** Begin INPUT DATA **

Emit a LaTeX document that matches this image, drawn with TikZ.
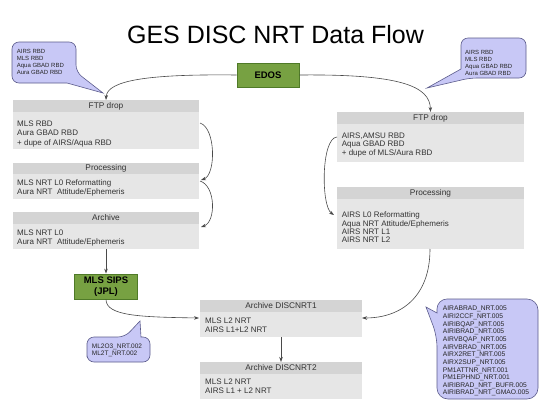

** End INPUT DATA **
** Begin INPUT DATA **

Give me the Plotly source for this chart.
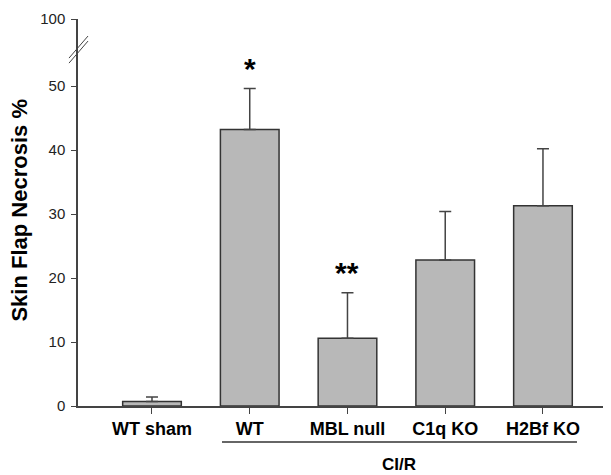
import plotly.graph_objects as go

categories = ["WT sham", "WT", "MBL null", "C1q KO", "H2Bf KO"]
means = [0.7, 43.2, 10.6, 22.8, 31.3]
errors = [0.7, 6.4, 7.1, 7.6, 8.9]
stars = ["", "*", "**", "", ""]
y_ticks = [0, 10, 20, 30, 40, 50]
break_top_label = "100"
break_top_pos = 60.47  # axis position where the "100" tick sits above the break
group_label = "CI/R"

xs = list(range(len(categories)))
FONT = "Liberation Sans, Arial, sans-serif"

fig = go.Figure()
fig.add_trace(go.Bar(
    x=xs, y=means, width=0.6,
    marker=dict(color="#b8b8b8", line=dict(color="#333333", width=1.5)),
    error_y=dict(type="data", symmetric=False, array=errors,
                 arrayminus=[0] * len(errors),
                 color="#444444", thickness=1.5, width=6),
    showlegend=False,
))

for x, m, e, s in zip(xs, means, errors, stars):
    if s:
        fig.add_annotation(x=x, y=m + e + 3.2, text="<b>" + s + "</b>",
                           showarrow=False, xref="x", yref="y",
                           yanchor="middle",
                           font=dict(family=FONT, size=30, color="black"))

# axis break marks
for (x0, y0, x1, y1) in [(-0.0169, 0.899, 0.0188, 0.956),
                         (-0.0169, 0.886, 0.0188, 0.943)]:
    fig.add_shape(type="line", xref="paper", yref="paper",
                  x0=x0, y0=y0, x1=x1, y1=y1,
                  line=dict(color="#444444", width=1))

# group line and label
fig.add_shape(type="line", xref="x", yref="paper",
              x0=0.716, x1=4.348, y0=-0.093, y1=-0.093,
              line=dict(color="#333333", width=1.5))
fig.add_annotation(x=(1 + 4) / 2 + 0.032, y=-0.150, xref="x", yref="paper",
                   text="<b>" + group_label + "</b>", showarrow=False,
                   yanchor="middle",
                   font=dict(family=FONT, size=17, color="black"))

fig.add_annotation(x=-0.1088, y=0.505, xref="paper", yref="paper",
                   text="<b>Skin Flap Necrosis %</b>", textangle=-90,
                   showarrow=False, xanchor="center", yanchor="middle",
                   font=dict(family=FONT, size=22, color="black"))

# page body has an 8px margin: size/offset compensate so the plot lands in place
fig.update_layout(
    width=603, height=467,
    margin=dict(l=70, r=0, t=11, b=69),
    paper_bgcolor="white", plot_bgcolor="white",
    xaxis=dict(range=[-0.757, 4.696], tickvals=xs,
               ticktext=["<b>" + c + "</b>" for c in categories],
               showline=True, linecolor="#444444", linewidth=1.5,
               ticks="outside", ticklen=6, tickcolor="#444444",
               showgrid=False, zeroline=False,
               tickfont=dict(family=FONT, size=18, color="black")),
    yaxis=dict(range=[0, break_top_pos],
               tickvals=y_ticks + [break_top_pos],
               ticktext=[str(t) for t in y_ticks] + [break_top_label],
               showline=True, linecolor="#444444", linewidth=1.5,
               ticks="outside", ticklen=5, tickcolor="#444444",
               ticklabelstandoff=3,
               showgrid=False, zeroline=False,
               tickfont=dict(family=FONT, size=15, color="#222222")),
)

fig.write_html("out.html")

** End INPUT DATA **
** Begin INPUT DATA **

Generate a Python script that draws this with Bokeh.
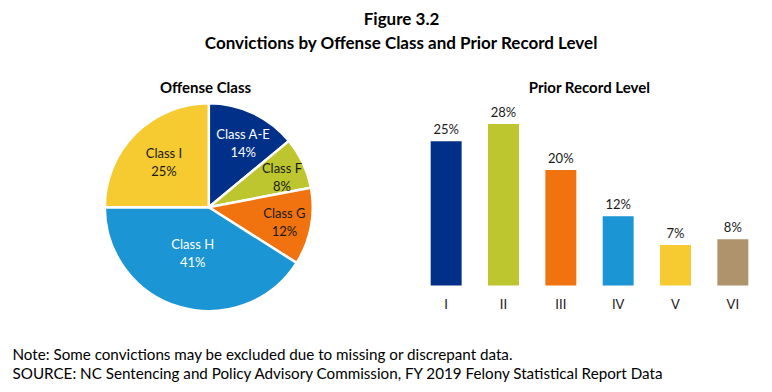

** End INPUT DATA **

== WHAT IS BEING ASKED ==
Which lines hold the word "that"? Copy each of them from the records.

== ANSWER BELOW ==
Emit a LaTeX document that matches this image, drawn with TikZ.
Generate a Python script that draws this with Bokeh.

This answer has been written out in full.